-- MATERIAL PROVIDED --
— BEGIN —
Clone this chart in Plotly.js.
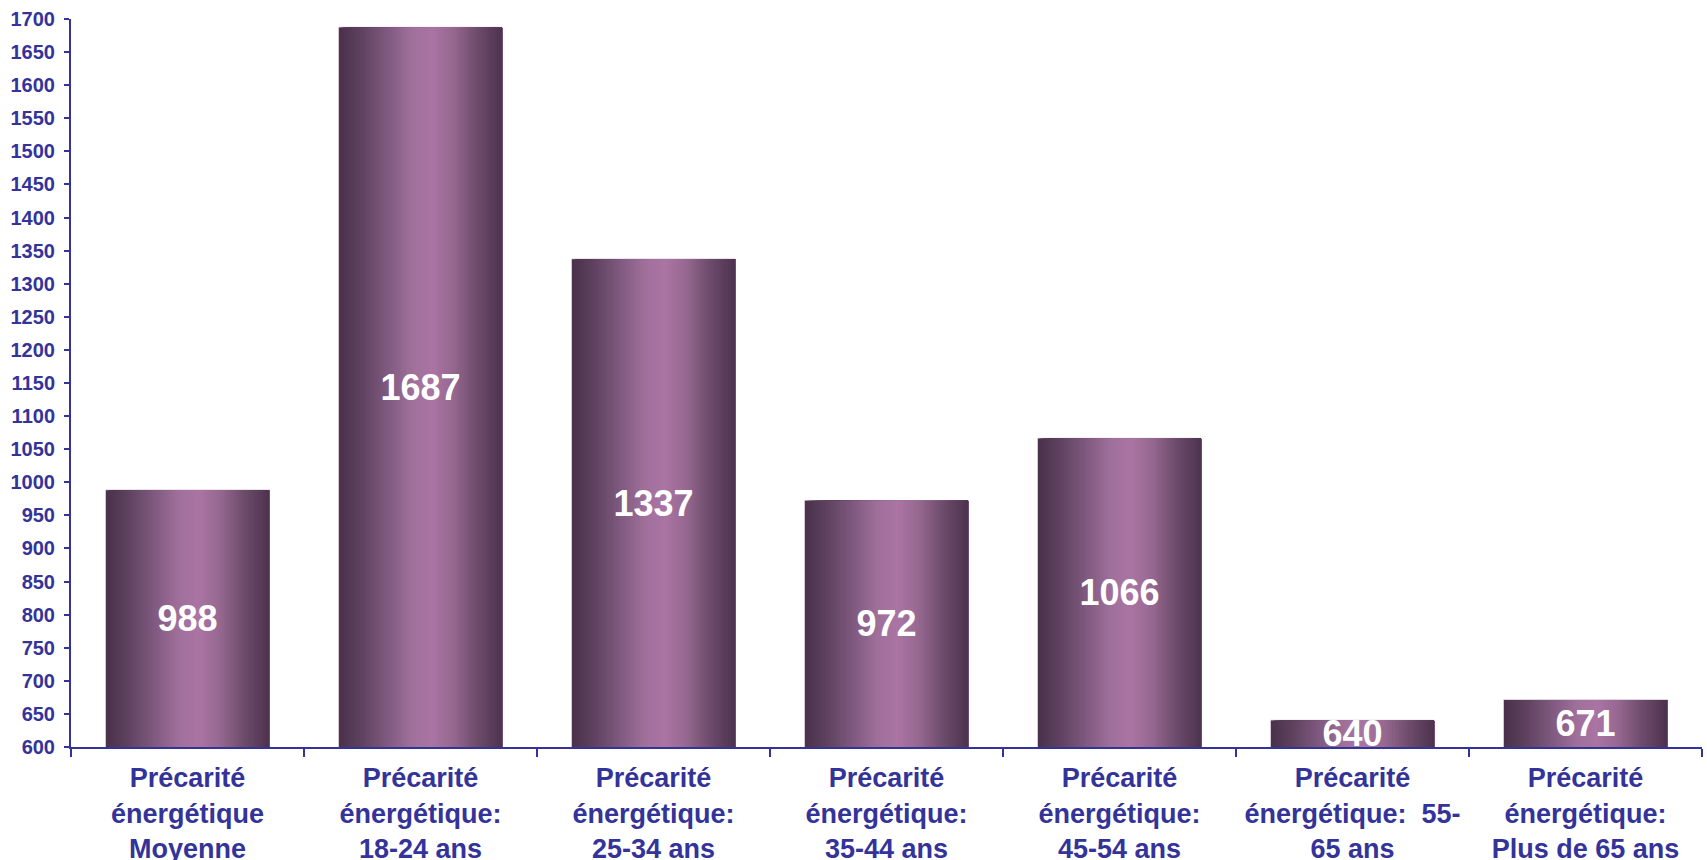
<!DOCTYPE html>
<html>
<head>
<meta charset="utf-8">
<script src="https://cdn.plot.ly/plotly-3.0.1.min.js"></script>
<style>
  html, body { margin: 0; padding: 0; background: #ffffff; }
  #chart { width: 1707px; height: 860px; }
</style>
</head>
<body>
<div id="chart"></div>
<script>
// ---- data ----
const categories = [
  "Précarité<br>énergétique<br>Moyenne",
  "Précarité<br>énergétique:<br>18-24 ans",
  "Précarité<br>énergétique:<br>25-34 ans",
  "Précarité<br>énergétique:<br>35-44 ans",
  "Précarité<br>énergétique:<br>45-54 ans",
  "Précarité<br>énergétique:  55-<br>65 ans",
  "Précarité<br>énergétique:<br>Plus de 65 ans"
];
const values = [988, 1687, 1337, 972, 1066, 640, 671];
const valueLabels = ["988", "1687", "1337", "972", "1066", "640", "671"];
const yMin = 600;
const yMax = 1700;

// ---- style ----
const axisColor = "#333399";
const fontFamily = "Liberation Sans, Arial, sans-serif";
const barWidth = 0.7;
const nStrips = 70;
const gradStops = [
  [0.00, [74, 49, 74]],
  [0.12, [92, 64, 92]],
  [0.30, [128, 90, 128]],
  [0.45, [160, 112, 155]],
  [0.57, [170, 117, 163]],
  [0.70, [150, 104, 144]],
  [0.85, [108, 75, 106]],
  [1.00, [76, 51, 78]]
];
function gradColor(t) {
  for (let i = 1; i < gradStops.length; i++) {
    if (t <= gradStops[i][0]) {
      const a = gradStops[i - 1], b = gradStops[i];
      const f = (t - a[0]) / (b[0] - a[0]);
      const c = a[1].map((v, k) => Math.round(v + (b[1][k] - v) * f));
      return `rgb(${c[0]},${c[1]},${c[2]})`;
    }
  }
  const c = gradStops[gradStops.length - 1][1];
  return `rgb(${c[0]},${c[1]},${c[2]})`;
}

// bars drawn from the axis floor (yMin) up to each value
const heights = values.map(v => v - yMin);

const traces = [];
// outline bar
traces.push({
  type: "bar", x: categories, y: heights, base: yMin,
  width: barWidth, offset: -barWidth / 2,
  marker: { color: "rgb(74,49,74)", line: { color: "#d8c6d8", width: 1.5 } },
  hoverinfo: "skip", showlegend: false
});
// gradient strips (each extends to the right edge, drawn left to right)
const step = barWidth / nStrips;
for (let i = 0; i < nStrips; i++) {
  traces.push({
    type: "bar", x: categories, y: heights, base: yMin,
    width: barWidth - i * step,
    offset: -barWidth / 2 + i * step,
    marker: { color: gradColor((i + 0.5) / nStrips), line: { width: 0 } },
    hoverinfo: "skip", showlegend: false
  });
}
// labels
traces.push({
  type: "bar", x: categories, y: heights, base: yMin,
  width: barWidth, offset: -barWidth / 2,
  marker: { color: "rgba(0,0,0,0)", line: { width: 0 } },
  text: valueLabels,
  textposition: "inside",
  insidetextanchor: "middle",
  constraintext: "none",
  textangle: 0,
  insidetextfont: { family: fontFamily, size: 36, color: "#ffffff", weight: "bold" },
  hoverinfo: "skip", showlegend: false
});

const layout = {
  width: 1707, height: 860,
  margin: { l: 71, r: 5, t: 19, b: 113 },
  paper_bgcolor: "#ffffff",
  plot_bgcolor: "#ffffff",
  barmode: "overlay",
  showlegend: false,
  xaxis: {
    type: "category",
    showgrid: false,
    showline: true, linecolor: axisColor, linewidth: 2,
    ticks: "outside", tickson: "boundaries", ticklen: 8, tickwidth: 2, tickcolor: axisColor,
    tickfont: { family: fontFamily, size: 27, color: axisColor, weight: "bold" },
    ticklabelstandoff: 6,
    tickangle: 0,
    automargin: false,
    fixedrange: true
  },
  yaxis: {
    range: [yMin, yMax],
    dtick: 50, tick0: yMin,
    showgrid: false, zeroline: false,
    showline: true, linecolor: axisColor, linewidth: 2,
    ticks: "outside", ticklen: 5, tickwidth: 2, tickcolor: axisColor,
    tickfont: { family: fontFamily, size: 20, color: axisColor, weight: "bold" },
    ticklabelstandoff: 5,
    automargin: false,
    fixedrange: true
  }
};

Plotly.newPlot("chart", traces, layout, { displayModeBar: false, staticPlot: true });
</script>
</body>
</html>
— END —
-- EXERCISE INSTRUCTIONS --
Skip the pictures and restate exactly the lines from the beginning of the listing to the line with "const heights = values.map(v => v - yMin);", that line included.

-- SOLVED EXERCISE --
Clone this chart in Plotly.js.
<!DOCTYPE html>
<html>
<head>
<meta charset="utf-8">
<script src="https://cdn.plot.ly/plotly-3.0.1.min.js"></script>
<style>
  html, body { margin: 0; padding: 0; background: #ffffff; }
  #chart { width: 1707px; height: 860px; }
</style>
</head>
<body>
<div id="chart"></div>
<script>
// ---- data ----
const categories = [
  "Précarité<br>énergétique<br>Moyenne",
  "Précarité<br>énergétique:<br>18-24 ans",
  "Précarité<br>énergétique:<br>25-34 ans",
  "Précarité<br>énergétique:<br>35-44 ans",
  "Précarité<br>énergétique:<br>45-54 ans",
  "Précarité<br>énergétique:  55-<br>65 ans",
  "Précarité<br>énergétique:<br>Plus de 65 ans"
];
const values = [988, 1687, 1337, 972, 1066, 640, 671];
const valueLabels = ["988", "1687", "1337", "972", "1066", "640", "671"];
const yMin = 600;
const yMax = 1700;

// ---- style ----
const axisColor = "#333399";
const fontFamily = "Liberation Sans, Arial, sans-serif";
const barWidth = 0.7;
const nStrips = 70;
const gradStops = [
  [0.00, [74, 49, 74]],
  [0.12, [92, 64, 92]],
  [0.30, [128, 90, 128]],
  [0.45, [160, 112, 155]],
  [0.57, [170, 117, 163]],
  [0.70, [150, 104, 144]],
  [0.85, [108, 75, 106]],
  [1.00, [76, 51, 78]]
];
function gradColor(t) {
  for (let i = 1; i < gradStops.length; i++) {
    if (t <= gradStops[i][0]) {
      const a = gradStops[i - 1], b = gradStops[i];
      const f = (t - a[0]) / (b[0] - a[0]);
      const c = a[1].map((v, k) => Math.round(v + (b[1][k] - v) * f));
      return `rgb(${c[0]},${c[1]},${c[2]})`;
    }
  }
  const c = gradStops[gradStops.length - 1][1];
  return `rgb(${c[0]},${c[1]},${c[2]})`;
}

// bars drawn from the axis floor (yMin) up to each value
const heights = values.map(v => v - yMin);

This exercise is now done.